Pakar pemasaran dari Amerika Serikat John Spencer bahkan menyebut
70% produk kebijakan dan bisnis investasi di negeri itu memanfaatkan
jejaring sosial untuk mengembangkan produk (barang jasa) kepada
pelanggan/ masyarakat (New York Times, 14/3/13).
Cerita sukses pemanfaatan jejaring sosial amat ditentukan oleh
kondisi ’’mental sosial’’ pengguna. Pakar teknologi informatika dari
Northern Illinois University Sigmund Murray dalam Beyond Unlimited Information (2009) menyebut
masyarakat-bangsa yang cerdas secara komunikasi-informasi telah mengambil
manfaat luar biasa atas perkembangan jejaring sosial. Terbukti, temuan
baru itu tak hanya mampu mendongkrak aset dan laju investasi di berbagai
bidang, tetapi juga menjadi media pemasaran yang amat mujarab.
Sebaliknya, jejaring sosial yang tumbuh subur di tengah
masyarakat-bangsa dengan mental terbelakang secara teknologi, tak hanya jadi
media perusak mental sosial, tapi juga menjadi media paling produktif
memicu kekacauan, konflik, kekerasan, fitnah, hingga pemicu disharmoni
pribadi dan sosial.

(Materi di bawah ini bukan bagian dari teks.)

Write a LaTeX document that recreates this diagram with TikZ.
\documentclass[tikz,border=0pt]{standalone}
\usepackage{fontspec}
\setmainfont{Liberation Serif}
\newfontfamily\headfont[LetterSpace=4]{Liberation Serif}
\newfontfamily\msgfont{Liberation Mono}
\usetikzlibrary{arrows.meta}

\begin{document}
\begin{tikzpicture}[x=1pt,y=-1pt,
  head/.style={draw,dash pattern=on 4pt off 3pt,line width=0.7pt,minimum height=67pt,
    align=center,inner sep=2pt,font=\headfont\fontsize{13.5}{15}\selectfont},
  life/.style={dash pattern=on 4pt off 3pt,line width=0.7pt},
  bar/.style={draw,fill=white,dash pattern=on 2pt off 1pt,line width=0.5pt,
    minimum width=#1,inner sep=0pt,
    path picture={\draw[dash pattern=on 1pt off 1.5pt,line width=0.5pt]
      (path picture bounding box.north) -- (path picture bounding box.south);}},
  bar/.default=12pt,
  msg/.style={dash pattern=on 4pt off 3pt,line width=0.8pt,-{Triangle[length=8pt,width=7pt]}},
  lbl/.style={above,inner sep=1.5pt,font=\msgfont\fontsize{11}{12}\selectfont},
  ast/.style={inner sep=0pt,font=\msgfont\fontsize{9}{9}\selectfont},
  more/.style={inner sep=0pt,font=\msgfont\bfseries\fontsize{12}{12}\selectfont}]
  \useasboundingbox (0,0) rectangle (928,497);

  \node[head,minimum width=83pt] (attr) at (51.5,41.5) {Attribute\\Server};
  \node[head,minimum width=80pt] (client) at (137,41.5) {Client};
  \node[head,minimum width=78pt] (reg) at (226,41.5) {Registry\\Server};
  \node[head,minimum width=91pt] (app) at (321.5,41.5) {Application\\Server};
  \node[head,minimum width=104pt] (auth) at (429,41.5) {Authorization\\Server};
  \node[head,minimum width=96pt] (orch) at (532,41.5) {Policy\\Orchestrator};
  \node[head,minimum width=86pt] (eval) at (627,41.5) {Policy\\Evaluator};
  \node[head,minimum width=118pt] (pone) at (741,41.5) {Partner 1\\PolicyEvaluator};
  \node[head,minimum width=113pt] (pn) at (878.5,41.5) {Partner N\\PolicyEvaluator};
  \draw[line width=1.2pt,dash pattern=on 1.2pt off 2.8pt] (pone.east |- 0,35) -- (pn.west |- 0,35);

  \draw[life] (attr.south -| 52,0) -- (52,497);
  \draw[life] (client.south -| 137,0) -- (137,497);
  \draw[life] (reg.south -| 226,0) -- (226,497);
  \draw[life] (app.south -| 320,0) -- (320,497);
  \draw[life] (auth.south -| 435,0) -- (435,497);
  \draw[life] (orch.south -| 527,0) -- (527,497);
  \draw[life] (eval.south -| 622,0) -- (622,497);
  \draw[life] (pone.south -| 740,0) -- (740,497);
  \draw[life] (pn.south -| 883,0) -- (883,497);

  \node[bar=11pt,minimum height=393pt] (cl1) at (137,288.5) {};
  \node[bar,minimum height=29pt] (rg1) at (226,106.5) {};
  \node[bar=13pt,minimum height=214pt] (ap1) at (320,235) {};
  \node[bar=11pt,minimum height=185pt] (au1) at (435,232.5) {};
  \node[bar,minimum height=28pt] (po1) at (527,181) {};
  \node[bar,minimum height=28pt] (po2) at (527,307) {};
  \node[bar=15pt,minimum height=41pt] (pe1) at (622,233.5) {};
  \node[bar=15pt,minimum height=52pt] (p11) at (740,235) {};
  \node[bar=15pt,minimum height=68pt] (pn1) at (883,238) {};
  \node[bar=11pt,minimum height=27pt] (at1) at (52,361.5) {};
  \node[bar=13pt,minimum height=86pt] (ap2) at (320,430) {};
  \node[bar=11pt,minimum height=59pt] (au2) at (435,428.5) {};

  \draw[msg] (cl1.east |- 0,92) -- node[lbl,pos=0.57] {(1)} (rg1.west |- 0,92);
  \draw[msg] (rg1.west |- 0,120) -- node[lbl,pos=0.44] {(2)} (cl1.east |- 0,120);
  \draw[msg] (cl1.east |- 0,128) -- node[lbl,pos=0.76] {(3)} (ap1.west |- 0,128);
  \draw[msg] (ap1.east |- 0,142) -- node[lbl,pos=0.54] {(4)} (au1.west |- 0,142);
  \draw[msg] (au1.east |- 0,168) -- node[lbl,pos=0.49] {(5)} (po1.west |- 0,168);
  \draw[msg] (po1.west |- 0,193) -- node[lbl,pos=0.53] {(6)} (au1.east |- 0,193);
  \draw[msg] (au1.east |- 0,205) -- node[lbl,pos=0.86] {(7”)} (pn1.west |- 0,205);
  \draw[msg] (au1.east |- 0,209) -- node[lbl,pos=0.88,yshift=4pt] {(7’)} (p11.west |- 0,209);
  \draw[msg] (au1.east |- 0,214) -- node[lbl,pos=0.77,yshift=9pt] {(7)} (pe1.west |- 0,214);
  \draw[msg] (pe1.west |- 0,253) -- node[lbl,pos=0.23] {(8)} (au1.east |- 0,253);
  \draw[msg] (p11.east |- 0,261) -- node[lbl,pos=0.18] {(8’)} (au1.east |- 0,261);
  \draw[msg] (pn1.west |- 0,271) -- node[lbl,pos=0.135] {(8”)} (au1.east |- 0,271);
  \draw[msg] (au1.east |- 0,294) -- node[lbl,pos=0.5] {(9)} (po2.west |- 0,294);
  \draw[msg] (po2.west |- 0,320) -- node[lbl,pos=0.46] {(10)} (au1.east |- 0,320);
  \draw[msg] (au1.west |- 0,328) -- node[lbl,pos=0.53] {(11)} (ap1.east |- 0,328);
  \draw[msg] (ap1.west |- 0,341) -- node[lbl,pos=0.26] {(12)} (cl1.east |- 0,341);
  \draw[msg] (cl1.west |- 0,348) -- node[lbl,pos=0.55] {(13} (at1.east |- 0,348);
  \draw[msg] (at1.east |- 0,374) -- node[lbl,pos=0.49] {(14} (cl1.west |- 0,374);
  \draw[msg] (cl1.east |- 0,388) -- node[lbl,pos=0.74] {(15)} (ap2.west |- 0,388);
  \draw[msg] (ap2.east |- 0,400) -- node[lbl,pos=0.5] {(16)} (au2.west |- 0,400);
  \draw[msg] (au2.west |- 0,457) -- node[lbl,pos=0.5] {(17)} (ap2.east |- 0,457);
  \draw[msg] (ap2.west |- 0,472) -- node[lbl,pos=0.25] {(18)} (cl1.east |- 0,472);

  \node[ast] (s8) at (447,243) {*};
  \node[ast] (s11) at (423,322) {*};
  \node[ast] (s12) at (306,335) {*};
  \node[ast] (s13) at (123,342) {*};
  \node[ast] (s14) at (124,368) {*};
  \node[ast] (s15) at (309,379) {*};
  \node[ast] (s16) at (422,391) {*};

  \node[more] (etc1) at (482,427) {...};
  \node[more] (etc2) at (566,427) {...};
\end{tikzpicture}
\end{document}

Risiko negatif ini, seperti disebutkan Murray, jauh
lebih mudah tumbuh subur, dibanding kemudahan dan kemanfaatan
sosialnya.
Karena itu, negara-negara maju di Asia Selatan, seperti Jepang dan
Korea Selatan, ’’membatasi’’ jejaring sosial hanya untuk
kepentingan individu, tanpa melibatkan simbol, label, dan wibawa
kelembagaan, apalagi selevel pejabat negara/ pemerintahan.

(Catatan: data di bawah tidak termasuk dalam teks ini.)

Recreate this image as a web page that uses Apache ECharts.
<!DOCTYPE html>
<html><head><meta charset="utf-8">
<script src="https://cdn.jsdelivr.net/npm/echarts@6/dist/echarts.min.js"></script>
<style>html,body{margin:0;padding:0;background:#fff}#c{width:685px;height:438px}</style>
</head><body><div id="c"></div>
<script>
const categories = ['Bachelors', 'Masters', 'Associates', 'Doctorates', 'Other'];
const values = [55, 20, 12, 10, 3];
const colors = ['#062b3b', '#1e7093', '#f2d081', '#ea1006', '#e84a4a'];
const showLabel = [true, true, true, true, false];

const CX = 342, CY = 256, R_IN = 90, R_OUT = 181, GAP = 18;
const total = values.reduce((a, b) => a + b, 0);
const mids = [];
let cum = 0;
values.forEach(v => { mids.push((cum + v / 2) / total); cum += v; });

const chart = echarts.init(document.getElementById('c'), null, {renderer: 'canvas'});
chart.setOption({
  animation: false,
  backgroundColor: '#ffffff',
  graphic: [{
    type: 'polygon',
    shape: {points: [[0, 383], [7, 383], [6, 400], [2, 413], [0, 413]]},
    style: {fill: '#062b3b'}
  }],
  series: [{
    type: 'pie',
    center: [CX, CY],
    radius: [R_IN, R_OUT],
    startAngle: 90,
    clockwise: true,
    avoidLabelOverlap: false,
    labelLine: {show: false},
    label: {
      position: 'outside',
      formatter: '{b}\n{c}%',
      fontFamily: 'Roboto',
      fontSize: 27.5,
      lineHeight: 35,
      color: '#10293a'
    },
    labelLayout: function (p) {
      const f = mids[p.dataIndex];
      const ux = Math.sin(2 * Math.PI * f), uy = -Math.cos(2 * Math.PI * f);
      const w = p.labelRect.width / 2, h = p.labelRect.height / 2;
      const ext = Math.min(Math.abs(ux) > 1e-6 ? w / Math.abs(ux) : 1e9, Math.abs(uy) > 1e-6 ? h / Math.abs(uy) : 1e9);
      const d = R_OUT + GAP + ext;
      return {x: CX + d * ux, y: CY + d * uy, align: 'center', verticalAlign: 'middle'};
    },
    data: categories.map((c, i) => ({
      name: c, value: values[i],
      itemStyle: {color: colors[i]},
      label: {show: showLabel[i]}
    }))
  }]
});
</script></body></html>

Berpijak dari realitas itu, peluncuran Twitter SBY semestinya
jangan menjadi ’’milik negara/pemerintah’’ tetapi sekadar menjadi media
pembantu (additional medium of
communication) Presiden dalam membaca, memahami, dan menerapkan
prinsip-prinsip keterbukaan informasi dan komunikasi pada era
digital sekarang ini.
Klarifikasi ini menjadi penting bagi SBY dan lingkarannya, karena
mau mengakui atau tidak, bila seseorang sudah berani bermain-main dalam
dunia maya, digital surfing maka ia harus mempersiapkan mental sosial ’’tanpa busana’’ (naked information). Artinya,
pelaku harus merelakan diri dan identitas pribadinya menjadi konsumsi
publik, termasuk rela dicaci-maki, dicemooh, bahkan dinistakan (Murray,
2009).
Pakar komunikasi dari UI, Effendy Ghazali bahkan mewanti-wanti SBY untuk menyiapkan
mental bila status diri sosialnya diacak-acak khas gaya komunikasi rakyat
kebanyakan Indonesia yang kini telah berada dalam gelombang dunia maya.

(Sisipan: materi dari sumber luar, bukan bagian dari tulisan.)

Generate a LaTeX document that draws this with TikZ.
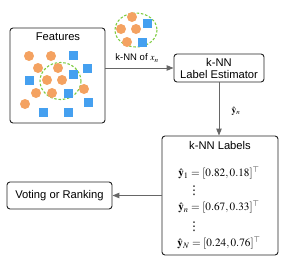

Hal ini harus disadari oleh SBY dan lingkarannya sehingga bisa merespons
positif dan dengan sikap dewasa semua berita, data, dan informasi secara
lebih sosial (baca: rakyat kebanyakan), bukan sedikit-sedikit curhat,
atau ngambek.
Format Ulang
Persiapan ’’mental’’ presiden jauh lebih urgen dilakukan ketimbang
sibuk mempersiapkan jawaban sporadis dari para pembantunya.
Ada dua langkah mendesak terkait persiapan mental ketika SBY berani
memutuskan berselancar di dunia maya. Pertama; sesuai fungsi dasar
sebagai jembatan pribadi, meskipun isi jejaring sosial itu bernada fitnah
dan caci-maki sekalipun, SBY harus menerjemahkannya sebagai risiko
politik diri sosok yang kebetulan menjadi orang nomor 1 di
Indonesia.
Kedua; terkait dengan keberanian berselancar tanpa batas (borderless) dalam jejaring sosial
maka regulasi dan aneka aturan protokoler dalam sistem pemerintahan/kenegaraan
harus menyesuaikan dengan lanskap jejaring sosial. Dalam tataran ini,
regulasi atau pasal mengenai ’’penghinaan’’ atau ’’penistaan’’ terhadap
Presiden SBY (selaku kepala negara sekaligus pemerintahan) yang sedang
digodok DPR bersama Kemenkumham harus diformat ulang.
Tanpa pemformatan ulang itu maka kehadiran SBY dalam Twitter hanya
melahirkan kisruh baru komunikasi dan informasi yang pada gilirannya
menambah ’’kesibukan’’ baru yang tak produktif bagi kinerja SBY, selaku
kepala negara dan pemerintahan serta ketua umum parpol.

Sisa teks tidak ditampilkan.